Hicretin üzerinden on yıl geçmişti. Allah Resûlü (sav), hacca niyet ederek hazırlıklara başlamış ve bunun ashâbına da duyurulmasını istemişti. Duyuru üzerine Resûlullah"la birlikte hac yapmak isteyen çok sayıda insan Medine"de toplandı. Allah Resûlü (sav) hac için Medine"den yola çıktı ve sahâbe de onunla beraber hareket etti. Arafat yakınlarına gelindiğinde vakit öğleydi ve Hz. Peygamber, devesi Kasvâ"nın üzerinden insanlara hitap etmeye hazırlanıyordu. Yıllar sonra, “Veda Hutbesi” diye meşhur olacak olan bu hutbede Allah Resûlü, insanlığa çok önemli mesajlar veriyor, ümmeti için tehlikeli gördüğü bazı davranışlara ve sapmalara karşı onları uyarıyordu. Sevgili Peygamberimizin ashâbıyla vedalaşırken verdiği mesajlardan biri de hem o günün hem de günümüzün sorunlarından biri olan faiz (ribâ) konusu idi. Allah Resûlü (sav), kumar, hırsızlık, rüşvet ve gasp gibi meşru olmayan kazanç yollarından biri olan faiz konusunda şöyle buyurmuştu: “...İyi bilin ki câhiliye dönemi faizi kesinlikle kaldırılmıştır! İlk kaldırdığım faiz de (amcam) Abbâs b. Abdülmuttalib"in faizidir...” 1 Bazı rivayetlere göre Peygamber Efendimiz bu konuşmasında ayrıca şunu da söylemişti: “Anaparalarınız sizindir. Böylece ne haksızlık etmiş, ne de haksızlığa uğramış olursunuz!” 2
Resûlullah"ın (sav) ashâbıyla vedalaştığı ve insanlığa önemli mesajlar verdiği Veda Hutbesi"nde, “...Câhiliyeye ait her şey ayaklarımın altındadır...” 3 diyerek bir daha dönülmemek üzere yasakladığı alışkanlıklardan biri de faiz, o dönemdeki ismiyle “ribâ” idi.
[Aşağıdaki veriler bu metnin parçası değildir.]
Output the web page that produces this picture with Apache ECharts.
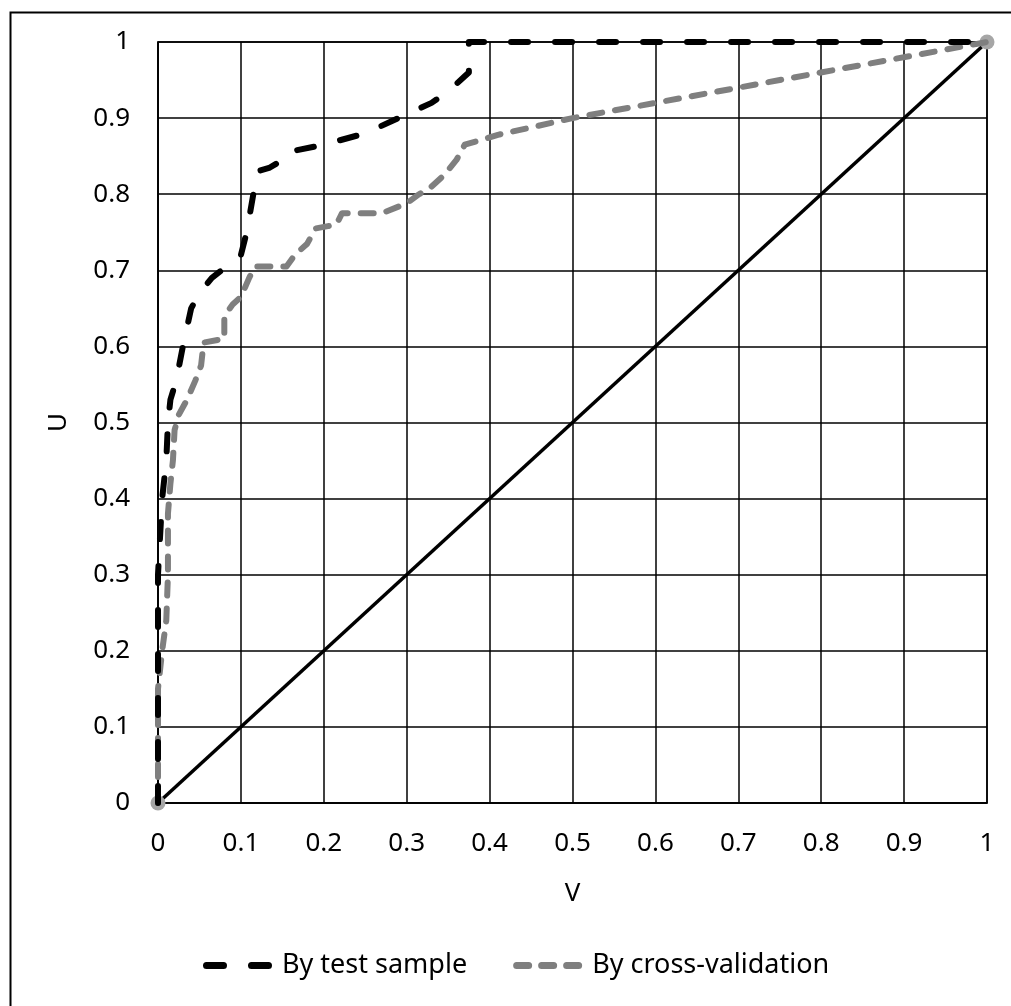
<!DOCTYPE html>
<html>
<head>
<meta charset="utf-8">
<script src="https://cdn.jsdelivr.net/npm/echarts@6/dist/echarts.min.js"></script>
<style>
html,body{margin:0;padding:0;background:#fff;}
#chart{width:1011px;height:1006px;}
</style>
</head>
<body>
<div id="chart"></div>
<script>
var tickValues = [0,0.1,0.2,0.3,0.4,0.5,0.6,0.7,0.8,0.9,1];
var testV = [0,0,0.005,0.01,0.012,0.015,0.022,0.03,0.04,0.05,0.065,0.085,0.1,0.107,0.115,0.12,0.135,0.15,0.155,0.2,0.25,0.3,0.33,0.35,0.37,0.375,0.375,1];
var testU = [0,0.3,0.4,0.45,0.5,0.53,0.555,0.6,0.65,0.67,0.69,0.707,0.72,0.75,0.8,0.83,0.835,0.845,0.855,0.865,0.88,0.905,0.92,0.935,0.955,0.96,1,1];
var cvV = [0,0,0.005,0.01,0.012,0.012,0.015,0.018,0.02,0.025,0.035,0.045,0.052,0.055,0.08,0.08,0.09,0.1,0.11,0.117,0.155,0.165,0.18,0.19,0.205,0.215,0.222,0.27,0.3,0.315,0.33,0.345,0.36,0.37,0.41,0.5,1];
var cvU = [0,0.15,0.2,0.24,0.3,0.38,0.42,0.45,0.49,0.51,0.53,0.555,0.575,0.605,0.61,0.64,0.655,0.665,0.69,0.705,0.705,0.72,0.735,0.755,0.758,0.76,0.775,0.775,0.788,0.8,0.81,0.825,0.845,0.865,0.878,0.9,1];
var diagV = [0,1];
var diagU = [0,1];
var seriesNames = ['By test sample','By cross-validation'];

function zip(a,b){return a.map(function(v,i){return [v,b[i]];});}
function pill(x0, x1, h){
  var r = h/2;
  return 'M'+(x0+r)+',0 L'+(x1-r)+',0 Q'+x1+',0 '+x1+','+r+' Q'+x1+','+h+' '+(x1-r)+','+h+
         ' L'+(x0+r)+','+h+' Q'+x0+','+h+' '+x0+','+r+' Q'+x0+',0 '+(x0+r)+',0 Z';
}

var FONT = 'Noto Sans';
var chart = echarts.init(document.getElementById('chart'), null, {renderer:'canvas'});
var axisCommon = {
  type:'value', min:0, max:1, interval:0.1,
  axisLine:{show:true, lineStyle:{color:'#000', width:1.5}},
  axisTick:{show:false},
  splitLine:{show:true, lineStyle:{color:'#000', width:1.5}},
  axisLabel:{color:'#000', fontSize:26, fontFamily:FONT,
    formatter:function(v){return String(Math.round(v*10)/10);}},
  nameTextStyle:{color:'#000', fontSize:26, fontFamily:FONT}
};
var iconBlack = 'path://' + pill(0,24,7) + ' ' + pill(45,69,7);
var iconGrey = 'path://' + pill(0,19,7) + ' ' + pill(25,44,7) + ' ' + pill(50,69,7);
chart.setOption({
  animation:false,
  backgroundColor:'#fff',
  grid:{left:158, right:24, top:42, bottom:203, containLabel:false,
        show:true, borderColor:'#000', borderWidth:1.5},
  xAxis: Object.assign({}, axisCommon, {
    name:'V', nameLocation:'middle', nameGap:78,
    axisLabel:Object.assign({}, axisCommon.axisLabel, {margin:28})
  }),
  yAxis: Object.assign({}, axisCommon, {
    name:'U', nameLocation:'middle', nameGap:86, nameRotate:90,
    axisLabel:Object.assign({}, axisCommon.axisLabel, {margin:28})
  }),
  legend:{
    data:[
      {name:seriesNames[0], icon:iconBlack, itemStyle:{color:'#000', borderWidth:0}, lineStyle:{width:0, opacity:0}},
      {name:seriesNames[1], icon:iconGrey, itemStyle:{color:'#7f7f7f', borderWidth:0}, lineStyle:{width:0, opacity:0}}
    ],
    bottom:22, left:198,
    itemWidth:69, itemHeight:7, itemGap:46,
    itemStyle:{borderWidth:0},
    lineStyle:{width:0},
    textStyle:{color:'#000', fontSize:27, fontFamily:FONT, padding:[0,0,0,5]}
  },
  graphic:[{type:'rect', left:8, top:10, shape:{width:1100, height:1100},
    style:{fill:'none', stroke:'#000', lineWidth:2}, silent:true, z:-10}],
  series:[
    {name:'diag', type:'line', data:zip(diagV,diagU), symbol:'circle', symbolSize:15,
     showSymbol:true, itemStyle:{color:'#a6a6a6'},
     lineStyle:{color:'#000', width:3.5, type:'solid'}, z:1},
    {name:seriesNames[1], type:'line', data:zip(cvV,cvU), symbol:'none',
     itemStyle:{color:'#7f7f7f'},
     lineStyle:{color:'#7f7f7f', width:6, type:[13,13], cap:'round', join:'round'}, z:2},
    {name:seriesNames[0], type:'line', data:zip(testV,testU), symbol:'none',
     itemStyle:{color:'#000'},
     lineStyle:{color:'#000', width:6, type:[17,27], cap:'round', join:'round'}, z:3}
  ]
});
</script>
</body>
</html>
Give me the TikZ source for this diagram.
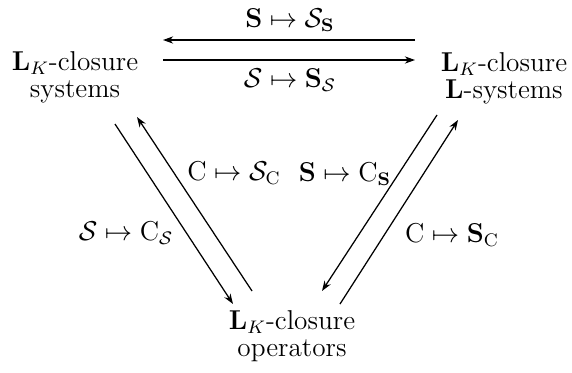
\documentclass[tikz,border=0pt]{standalone}
\usepackage{amsmath,amssymb}
\usepackage{tikz}
\usetikzlibrary{arrows.meta,positioning}
\tikzset{
    conjunto/.style={
        align=center,
        inner sep=1pt
    },
    rotulo/.style={inner sep=1pt},
    seta/.style={-{Stealth[length=4.5pt,width=3.2pt]}, line width=0.55pt}
}

\begin{document}
\begin{tikzpicture}[x=0.44pt, y=-0.44pt, font=\fontsize{12}{11.8}\selectfont]
        \useasboundingbox (0,0) rectangle (572,372);
        % os tres conjuntos
        \node[conjunto] (sistemas) at (75,77)
            {$\mathbf{L}_K$-closure\\systems};
        \node[conjunto] (lsistemas) at (504,78)
            {$\mathbf{L}_K$-closure\\$\mathbf{L}$-systems};
        \node[conjunto] (operadores) at (292,336)
            {$\mathbf{L}_K$-closure\\operators};

        % pontas das setas
        \coordinate (hA) at (415,40);
        \coordinate (hB) at (163,40);
        \coordinate (hC) at (163,60);
        \coordinate (hD) at (415,60);
        \coordinate (eA) at (115,124);
        \coordinate (eB) at (233,304);
        \coordinate (eC) at (252,291);
        \coordinate (eD) at (137,117);
        \coordinate (dA) at (437,115);
        \coordinate (dB) at (322,291);
        \coordinate (dC) at (340,304);
        \coordinate (dD) at (458,120);

        \draw[seta] (hA) -- (hB);
        \draw[seta] (hC) -- (hD);
        \draw[seta] (eA) -- (eB);
        \draw[seta] (eC) -- (eD);
        \draw[seta] (dA) -- (dB);
        \draw[seta] (dC) -- (dD);

        % rotulos
        \node[rotulo] (rSS) at (290,20) {$\mathbf{S}\mapsto\mathcal{S}_{\mathbf{S}}$};
        \node[rotulo] (rSs) at (290,80) {$\mathcal{S}\mapsto\mathbf{S}_{\mathcal{S}}$};
        \node[rotulo] (rCS) at (234,173) {$\mathrm{C}\mapsto\mathcal{S}_{\mathrm{C}}$};
        \node[rotulo] (rSC) at (126,233) {$\mathcal{S}\mapsto\mathrm{C}_{\mathcal{S}}$};
        \node[rotulo] (rSCs) at (345,174) {$\mathbf{S}\mapsto\mathrm{C}_{\mathbf{S}}$};
        \node[rotulo] (rCSc) at (452,235) {$\mathrm{C}\mapsto\mathbf{S}_{\mathrm{C}}$};
    \end{tikzpicture}
\end{document}
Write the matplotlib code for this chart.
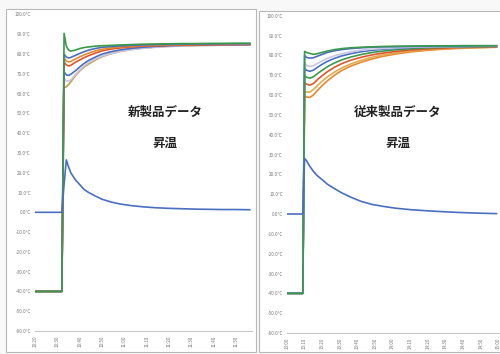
import matplotlib
matplotlib.use("Agg")
import matplotlib.pyplot as plt
from matplotlib.patches import Rectangle

# ---------------- data: left chart (新製品データ) ----------------
left_t = [0, 12, 13, 14, 15, 16, 18, 20, 22, 24, 27, 30, 34, 38, 43, 48, 54, 60, 66, 72, 78, 84, 90, 96]
left_ambient = [0, 0, 14, 26.5, 23, 20, 16.5, 14, 11.5, 10, 8.2, 6.6, 5.2, 4.2, 3.4, 2.8, 2.3, 2.0, 1.8, 1.6, 1.5, 1.4, 1.4, 1.3]
left_green = [-40, -40, 90.5, 84, 82, 81.5, 82, 82.8, 83.3, 83.6, 84, 84.2, 84.4, 84.6, 84.8, 85, 85.1, 85.2, 85.3, 85.3, 85.4, 85.4, 85.5, 85.5]
left_blue1 = [-40, -40, 80, 78.5, 78, 78.3, 79.3, 80.3, 81.2, 82, 82.8, 83.4, 83.8, 84.1, 84.4, 84.6, 84.8, 84.9, 85, 85.1, 85.1, 85.2, 85.2, 85.2]
left_orange = [-40, -40, 78, 76.5, 76, 76.3, 77.5, 78.6, 79.6, 80.5, 81.6, 82.4, 83.1, 83.6, 84, 84.3, 84.5, 84.7, 84.8, 84.9, 84.9, 85, 85, 85]
left_red = [-40, -40, 76, 74.5, 74, 74.3, 75.8, 77, 78.2, 79.2, 80.5, 81.6, 82.5, 83.1, 83.6, 84, 84.2, 84.4, 84.5, 84.6, 84.7, 84.7, 84.8, 84.8]
left_blue2 = [-40, -40, 71, 69.5, 69.2, 69.8, 71.5, 73.5, 75.3, 76.8, 78.5, 80, 81.2, 82.1, 82.9, 83.4, 83.9, 84.2, 84.4, 84.5, 84.6, 84.7, 84.7, 84.8]
left_lav = [-40, -40, 67.5, 66.5, 66.3, 67, 69.5, 72, 74, 75.7, 77.5, 79, 80.3, 81.3, 82.2, 82.9, 83.5, 83.9, 84.1, 84.3, 84.4, 84.5, 84.5, 84.6]
left_brown = [-40, -40, 63, 63.5, 64.5, 66, 69, 71.5, 73.5, 75, 77, 78.7, 80.2, 81.3, 82.3, 83, 83.5, 83.9, 84.1, 84.3, 84.4, 84.5, 84.5, 84.6]
left_xlabels = ["10:20", "10:30", "10:40", "10:50", "11:00", "11:10", "11:20", "11:30", "11:40", "11:50"]

# ---------------- data: right chart (従来製品データ) ----------------
right_t = [0, 9, 10, 11, 13, 15, 17, 20, 23, 27, 31, 36, 42, 48, 55, 62, 70, 80, 90, 100, 110, 119]
right_ambient = [0, 0, 28, 27, 24, 21.5, 19.5, 17.3, 15, 12.8, 10.7, 8.6, 6.4, 4.9, 3.8, 2.9, 2.2, 1.6, 1.1, 0.7, 0.4, 0.2]
right_green1 = [-40, -40, 82, 81.5, 81, 80.5, 80.8, 81.5, 82.2, 82.9, 83.4, 83.8, 84.1, 84.3, 84.5, 84.6, 84.7, 84.8, 84.8, 84.9, 84.9, 84.9]
right_blue1 = [-40, -40, 80, 79, 78.6, 78.8, 79.5, 80.5, 81.5, 82.3, 82.9, 83.4, 83.8, 84.1, 84.3, 84.4, 84.5, 84.6, 84.7, 84.7, 84.8, 84.8]
right_lav = [-40, -40, 76, 75, 74.4, 74.8, 75.8, 77.2, 78.5, 79.8, 80.8, 81.8, 82.6, 83.1, 83.5, 83.8, 84.1, 84.3, 84.4, 84.5, 84.6, 84.6]
right_blue2 = [-40, -40, 73.5, 72.5, 72, 72.5, 73.8, 75.5, 77, 78.5, 79.7, 80.8, 81.8, 82.5, 83.1, 83.5, 83.9, 84.2, 84.4, 84.5, 84.6, 84.6]
right_green2 = [-40, -40, 70, 69, 68.5, 69.2, 70.6, 72.5, 74.3, 76.2, 77.7, 79.1, 80.4, 81.4, 82.2, 82.8, 83.3, 83.8, 84.1, 84.3, 84.4, 84.5]
right_red = [-40, -40, 66.5, 65.5, 65, 65.8, 67.5, 69.8, 71.8, 74, 75.8, 77.5, 79, 80.2, 81.2, 82, 82.7, 83.3, 83.7, 84, 84.2, 84.3]
right_tan = [-40, -40, 62, 61.5, 61.5, 62.8, 64.6, 67, 69.2, 71.6, 73.6, 75.6, 77.5, 79, 80.3, 81.3, 82.2, 83, 83.5, 83.8, 84, 84.2]
right_orange = [-40, -40, 60, 59, 58.8, 60, 62, 64.8, 67.2, 70, 72.3, 74.5, 76.5, 78.1, 79.6, 80.7, 81.7, 82.6, 83.2, 83.6, 83.9, 84.1]
right_xlabels = ["13:00", "13:10", "13:20", "13:30", "13:40", "13:50", "14:00", "14:10",
                 "14:20", "14:30", "14:40", "14:50", "15:00"]

yticks = [100, 90, 80, 70, 60, 50, 40, 30, 20, 10, 0, -10, -20, -30, -40, -50, -60]

BLUE = "#4a6fc0"
ORANGE = "#e8882e"
GREEN = "#3a9a4a"
RED = "#e0552e"
LAV = "#c9c6e4"
BROWN = "#c89a40"
TAN = "#e0aa50"

plt.rcParams['font.family'] = ['Noto Sans CJK JP', 'DejaVu Sans']

fig = plt.figure(figsize=(5.0, 3.54), dpi=100)
fig.patch.set_facecolor("#f8f8f8")

W, H = 500.0, 354.0

def fx(px):
    return px / W

def fy(py):
    return 1 - py / H

# panel backgrounds / borders
fig.patches.append(Rectangle((fx(6), fy(352)), fx(250), (352 - 9) / H, transform=fig.transFigure,
                             facecolor="white", edgecolor="#b8b8b8", lw=0.8, zorder=-5))
fig.patches.append(Rectangle((fx(259), fy(352)), fx(245), (352 - 11) / H, transform=fig.transFigure,
                             facecolor="white", edgecolor="#b8b8b8", lw=0.8, zorder=-5))


def setup(ax, xlim, labels, step):
    ax.set_facecolor("none")
    ax.set_xlim(*xlim)
    ax.set_ylim(-60, 100)
    ax.set_yticks(yticks)
    ax.set_yticklabels([f"{v:.1f}°C" for v in yticks], fontsize=3.3, color="#777777")
    ax.set_xticks([i * step for i in range(len(labels))])
    ax.set_xticklabels(labels, rotation=90, fontsize=3.3, color="#777777")
    for s in ["top", "right", "left"]:
        ax.spines[s].set_visible(False)
    ax.spines["bottom"].set_color("#c8c8c8")
    ax.spines["bottom"].set_linewidth(0.8)
    ax.tick_params(length=0, pad=3)


# ---- left chart ----
axL = fig.add_axes([fx(35), fy(331), fx(252 - 35), (331 - 14.5) / H])
setup(axL, (0, 97), left_xlabels, 10)
lw = 1.2
for vals, c in [(left_brown, BROWN), (left_lav, LAV), (left_blue2, BLUE), (left_red, RED),
                (left_orange, ORANGE), (left_blue1, BLUE), (left_green, GREEN)]:
    axL.plot(left_t, vals, color=c, lw=lw)
axL.plot(left_t, left_ambient, color=BLUE, lw=lw)
axL.text(0.6, 0.692, "新製品データ", transform=axL.transAxes, ha="center", va="center",
         fontsize=9, fontweight="bold", color="#222222")
axL.text(0.6, 0.594, "昇温", transform=axL.transAxes, ha="center", va="center",
         fontsize=9, fontweight="bold", color="#222222")

# ---- right chart ----
axR = fig.add_axes([fx(287), fy(333), fx(500 - 287), (333 - 15.7) / H])
setup(axR, (0, 121), right_xlabels, 10)
for vals, c in [(right_orange, ORANGE), (right_tan, TAN), (right_red, RED), (right_green2, GREEN),
                (right_blue2, BLUE), (right_lav, LAV), (right_blue1, BLUE), (right_green1, GREEN)]:
    axR.plot(right_t, vals, color=c, lw=lw)
axR.plot(right_t, right_ambient, color=BLUE, lw=lw)
axR.text(0.52, 0.696, "従来製品データ", transform=axR.transAxes, ha="center", va="center",
         fontsize=9, fontweight="bold", color="#222222")
axR.text(0.52, 0.599, "昇温", transform=axR.transAxes, ha="center", va="center",
         fontsize=9, fontweight="bold", color="#222222")

fig.savefig("out.png", dpi=100)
Artma, çoğalma, nema, yükseğe çıkma, büyüme, fazlalık anlamlarına gelen ribâ kelimesi, belli malların değişiminde elde edilen fazlalığı veya verilen borca karşılık alacaktaki artışı ifade etmektedir.4 Bu artış, câhiliye döneminde yaygın olan şekliyle alacaklının borca veya borcun vadesinin uzatılmasına karşılık olarak alacağı fazlalıktır. Allah Resûlü, verilen borçta alacaklının hakkının yalnız anapara olduğunu belirtmiştir.5 Bu şekilde faizin eklenmediği anaparalar kişiye ait olmakla birlikte, borca karşılık anaparaya eklenecek olan her türlü ilâvenin faiz kapsamına girdiği de anlaşılmış olmaktadır. Hz. Peygamber, böylece kişinin borcunun karşılığında birkaç kat fazlasını ödemek durumunda kalmasını önleyerek, insanların hem haksızlık yapmasının hem de haksızlığa uğramasının önünü kapatmak istemiştir.